| AIM OF THE TASK |
Only the lines between the line holding "Give me the React, TypeScript" and the line holding "import * as", both of those included, should be copied exactly; drop the pictures.
### RECORDS PROVIDED ###
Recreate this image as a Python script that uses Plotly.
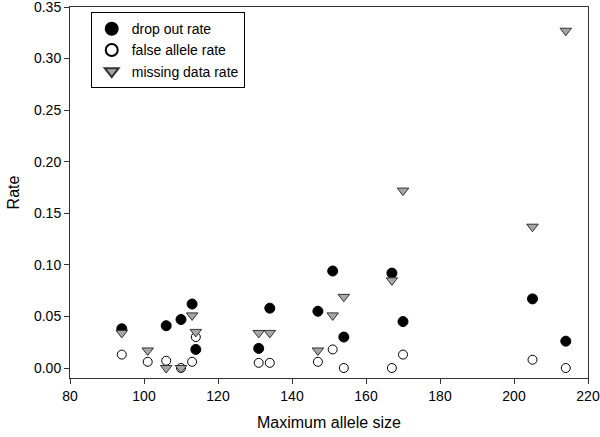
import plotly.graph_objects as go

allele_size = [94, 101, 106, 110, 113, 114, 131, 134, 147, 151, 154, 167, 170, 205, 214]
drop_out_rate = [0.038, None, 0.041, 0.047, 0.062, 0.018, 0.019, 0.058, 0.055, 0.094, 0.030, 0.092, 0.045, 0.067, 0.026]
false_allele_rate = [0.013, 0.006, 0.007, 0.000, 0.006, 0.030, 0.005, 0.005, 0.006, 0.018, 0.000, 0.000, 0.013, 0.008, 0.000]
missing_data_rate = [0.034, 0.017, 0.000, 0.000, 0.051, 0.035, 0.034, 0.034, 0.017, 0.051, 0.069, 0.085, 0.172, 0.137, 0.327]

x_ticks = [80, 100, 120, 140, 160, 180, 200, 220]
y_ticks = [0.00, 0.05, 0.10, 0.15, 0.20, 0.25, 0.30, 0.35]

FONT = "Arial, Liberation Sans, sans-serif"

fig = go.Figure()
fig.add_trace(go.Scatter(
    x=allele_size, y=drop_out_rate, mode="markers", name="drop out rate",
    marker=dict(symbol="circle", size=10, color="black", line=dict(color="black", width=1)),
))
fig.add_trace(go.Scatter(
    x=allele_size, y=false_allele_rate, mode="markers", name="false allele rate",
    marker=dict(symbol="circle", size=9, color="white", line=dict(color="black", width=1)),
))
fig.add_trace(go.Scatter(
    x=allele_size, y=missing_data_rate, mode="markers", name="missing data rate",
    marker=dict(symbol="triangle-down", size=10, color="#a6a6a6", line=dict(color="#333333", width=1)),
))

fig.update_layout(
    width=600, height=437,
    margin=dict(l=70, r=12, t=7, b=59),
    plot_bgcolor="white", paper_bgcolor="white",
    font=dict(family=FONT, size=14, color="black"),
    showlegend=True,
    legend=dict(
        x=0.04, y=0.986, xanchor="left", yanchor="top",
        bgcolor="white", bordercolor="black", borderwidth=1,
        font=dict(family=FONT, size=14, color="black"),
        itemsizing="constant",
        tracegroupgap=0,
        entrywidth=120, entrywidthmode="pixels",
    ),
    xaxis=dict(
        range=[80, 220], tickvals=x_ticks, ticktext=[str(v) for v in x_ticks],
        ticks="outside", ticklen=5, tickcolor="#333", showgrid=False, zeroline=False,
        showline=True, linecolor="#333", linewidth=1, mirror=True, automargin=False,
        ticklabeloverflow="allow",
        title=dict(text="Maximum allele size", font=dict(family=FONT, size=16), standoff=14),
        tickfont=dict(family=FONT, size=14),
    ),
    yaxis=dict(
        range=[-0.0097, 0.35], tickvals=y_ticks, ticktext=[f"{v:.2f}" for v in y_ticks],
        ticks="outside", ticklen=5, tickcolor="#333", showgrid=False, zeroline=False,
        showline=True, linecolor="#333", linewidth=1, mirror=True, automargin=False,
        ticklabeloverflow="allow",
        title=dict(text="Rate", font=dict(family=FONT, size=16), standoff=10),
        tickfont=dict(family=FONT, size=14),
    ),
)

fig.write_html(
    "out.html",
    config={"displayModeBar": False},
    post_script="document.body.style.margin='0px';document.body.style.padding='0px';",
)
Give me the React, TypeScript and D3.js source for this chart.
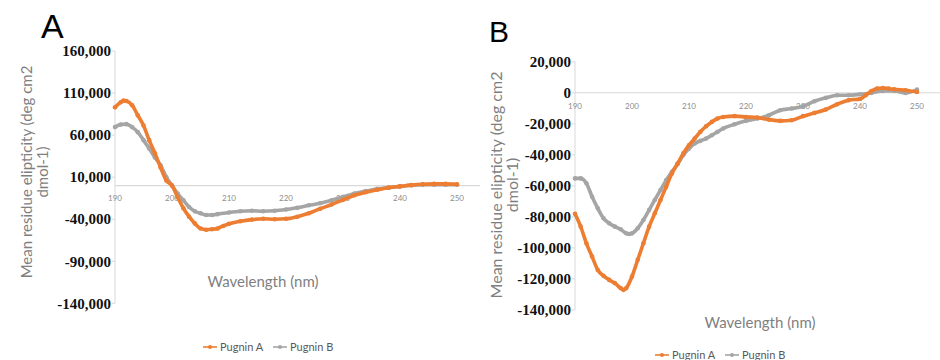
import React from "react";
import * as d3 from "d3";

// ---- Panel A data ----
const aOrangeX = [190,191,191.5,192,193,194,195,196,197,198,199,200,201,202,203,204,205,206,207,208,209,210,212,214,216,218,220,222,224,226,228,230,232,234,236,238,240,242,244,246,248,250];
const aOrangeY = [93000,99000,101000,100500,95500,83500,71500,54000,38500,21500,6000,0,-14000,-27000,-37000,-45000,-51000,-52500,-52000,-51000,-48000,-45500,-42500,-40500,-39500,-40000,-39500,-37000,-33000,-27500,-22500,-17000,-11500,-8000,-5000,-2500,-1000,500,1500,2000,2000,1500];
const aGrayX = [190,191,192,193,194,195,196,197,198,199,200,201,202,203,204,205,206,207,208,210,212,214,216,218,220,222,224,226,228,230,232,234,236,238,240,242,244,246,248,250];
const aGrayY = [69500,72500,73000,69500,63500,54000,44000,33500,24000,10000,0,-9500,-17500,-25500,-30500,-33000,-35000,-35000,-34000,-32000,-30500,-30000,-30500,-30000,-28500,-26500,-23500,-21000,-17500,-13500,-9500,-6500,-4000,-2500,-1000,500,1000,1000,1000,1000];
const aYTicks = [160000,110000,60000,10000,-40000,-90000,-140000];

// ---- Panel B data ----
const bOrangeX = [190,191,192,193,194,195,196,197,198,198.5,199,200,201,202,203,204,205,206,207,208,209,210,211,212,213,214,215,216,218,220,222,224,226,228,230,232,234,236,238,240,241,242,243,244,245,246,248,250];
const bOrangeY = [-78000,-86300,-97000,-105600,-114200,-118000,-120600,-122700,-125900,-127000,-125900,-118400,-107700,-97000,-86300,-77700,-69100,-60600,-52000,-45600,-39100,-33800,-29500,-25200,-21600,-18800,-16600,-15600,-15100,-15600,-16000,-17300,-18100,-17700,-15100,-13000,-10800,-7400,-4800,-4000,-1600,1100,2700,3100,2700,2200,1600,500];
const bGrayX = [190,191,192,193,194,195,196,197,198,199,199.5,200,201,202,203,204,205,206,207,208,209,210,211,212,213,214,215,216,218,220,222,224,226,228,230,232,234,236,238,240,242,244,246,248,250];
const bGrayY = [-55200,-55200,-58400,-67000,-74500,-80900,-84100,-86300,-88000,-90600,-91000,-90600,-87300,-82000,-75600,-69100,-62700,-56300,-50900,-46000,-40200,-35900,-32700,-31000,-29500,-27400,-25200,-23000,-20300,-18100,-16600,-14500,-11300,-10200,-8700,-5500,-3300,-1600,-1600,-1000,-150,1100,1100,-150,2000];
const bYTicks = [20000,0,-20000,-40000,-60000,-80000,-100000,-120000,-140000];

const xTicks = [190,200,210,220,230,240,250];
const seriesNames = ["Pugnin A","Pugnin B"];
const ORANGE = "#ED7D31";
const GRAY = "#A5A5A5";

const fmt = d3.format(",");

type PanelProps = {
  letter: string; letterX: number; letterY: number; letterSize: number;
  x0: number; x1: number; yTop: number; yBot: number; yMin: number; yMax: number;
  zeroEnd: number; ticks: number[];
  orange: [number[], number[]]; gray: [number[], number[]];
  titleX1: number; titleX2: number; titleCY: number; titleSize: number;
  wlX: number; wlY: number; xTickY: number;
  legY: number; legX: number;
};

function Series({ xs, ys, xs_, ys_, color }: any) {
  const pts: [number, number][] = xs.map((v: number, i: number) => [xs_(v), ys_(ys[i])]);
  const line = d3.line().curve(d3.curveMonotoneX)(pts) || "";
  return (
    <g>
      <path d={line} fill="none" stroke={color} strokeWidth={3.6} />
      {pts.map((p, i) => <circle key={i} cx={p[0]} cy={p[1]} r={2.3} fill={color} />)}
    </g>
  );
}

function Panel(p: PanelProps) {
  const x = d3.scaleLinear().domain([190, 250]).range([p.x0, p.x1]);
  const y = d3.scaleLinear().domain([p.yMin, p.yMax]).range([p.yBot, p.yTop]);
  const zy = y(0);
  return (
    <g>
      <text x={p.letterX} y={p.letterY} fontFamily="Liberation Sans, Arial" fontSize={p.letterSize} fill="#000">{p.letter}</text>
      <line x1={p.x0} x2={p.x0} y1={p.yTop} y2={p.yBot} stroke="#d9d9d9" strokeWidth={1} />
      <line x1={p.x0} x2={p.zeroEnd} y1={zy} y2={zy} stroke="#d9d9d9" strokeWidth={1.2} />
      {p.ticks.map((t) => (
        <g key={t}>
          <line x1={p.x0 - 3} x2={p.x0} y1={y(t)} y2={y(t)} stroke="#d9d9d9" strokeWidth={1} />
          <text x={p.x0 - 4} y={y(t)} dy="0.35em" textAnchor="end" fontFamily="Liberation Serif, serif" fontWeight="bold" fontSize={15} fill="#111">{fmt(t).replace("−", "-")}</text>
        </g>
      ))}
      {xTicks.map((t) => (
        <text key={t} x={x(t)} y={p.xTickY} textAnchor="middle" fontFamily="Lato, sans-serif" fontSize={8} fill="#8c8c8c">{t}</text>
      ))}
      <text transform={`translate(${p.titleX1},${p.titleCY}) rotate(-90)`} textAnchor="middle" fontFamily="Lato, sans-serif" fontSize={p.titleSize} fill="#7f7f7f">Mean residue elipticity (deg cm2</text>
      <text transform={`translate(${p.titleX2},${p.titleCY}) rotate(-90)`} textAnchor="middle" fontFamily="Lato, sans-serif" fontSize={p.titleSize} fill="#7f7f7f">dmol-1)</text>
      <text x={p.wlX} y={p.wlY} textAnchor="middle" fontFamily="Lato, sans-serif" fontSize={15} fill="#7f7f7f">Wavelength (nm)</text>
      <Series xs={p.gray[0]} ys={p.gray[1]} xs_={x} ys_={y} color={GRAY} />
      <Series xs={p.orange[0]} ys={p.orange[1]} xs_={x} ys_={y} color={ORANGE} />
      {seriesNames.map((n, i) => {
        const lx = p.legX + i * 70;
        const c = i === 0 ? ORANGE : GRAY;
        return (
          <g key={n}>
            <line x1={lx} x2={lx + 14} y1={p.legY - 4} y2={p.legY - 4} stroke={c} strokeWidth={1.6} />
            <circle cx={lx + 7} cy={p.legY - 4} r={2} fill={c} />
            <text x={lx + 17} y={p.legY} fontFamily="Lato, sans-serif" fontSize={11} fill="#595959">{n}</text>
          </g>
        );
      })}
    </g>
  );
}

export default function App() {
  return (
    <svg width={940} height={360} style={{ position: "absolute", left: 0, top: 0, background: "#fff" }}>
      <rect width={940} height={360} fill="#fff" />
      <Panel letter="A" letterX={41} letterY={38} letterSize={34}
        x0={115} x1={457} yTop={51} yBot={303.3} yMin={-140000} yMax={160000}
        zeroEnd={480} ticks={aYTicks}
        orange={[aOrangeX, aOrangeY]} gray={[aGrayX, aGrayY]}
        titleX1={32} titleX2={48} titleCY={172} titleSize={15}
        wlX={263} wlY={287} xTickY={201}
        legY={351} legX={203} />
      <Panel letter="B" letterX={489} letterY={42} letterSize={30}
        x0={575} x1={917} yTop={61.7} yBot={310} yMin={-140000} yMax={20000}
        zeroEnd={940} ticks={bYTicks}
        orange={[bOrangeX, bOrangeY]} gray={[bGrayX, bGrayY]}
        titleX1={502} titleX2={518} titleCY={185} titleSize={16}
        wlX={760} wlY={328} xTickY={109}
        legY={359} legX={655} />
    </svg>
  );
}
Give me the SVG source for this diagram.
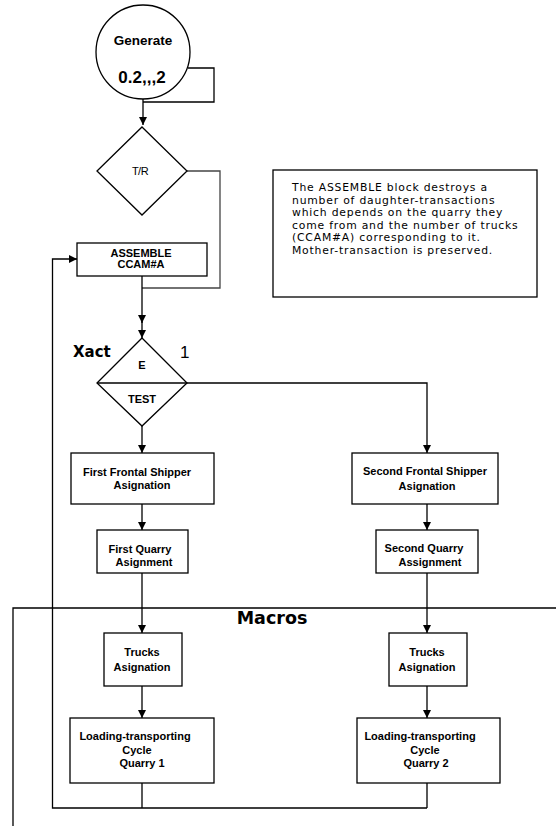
###
| CORRECT RESPONSE |
Give me the React, TypeScript and D3.js source for this chart.
import React from "react";
import * as d3 from "d3";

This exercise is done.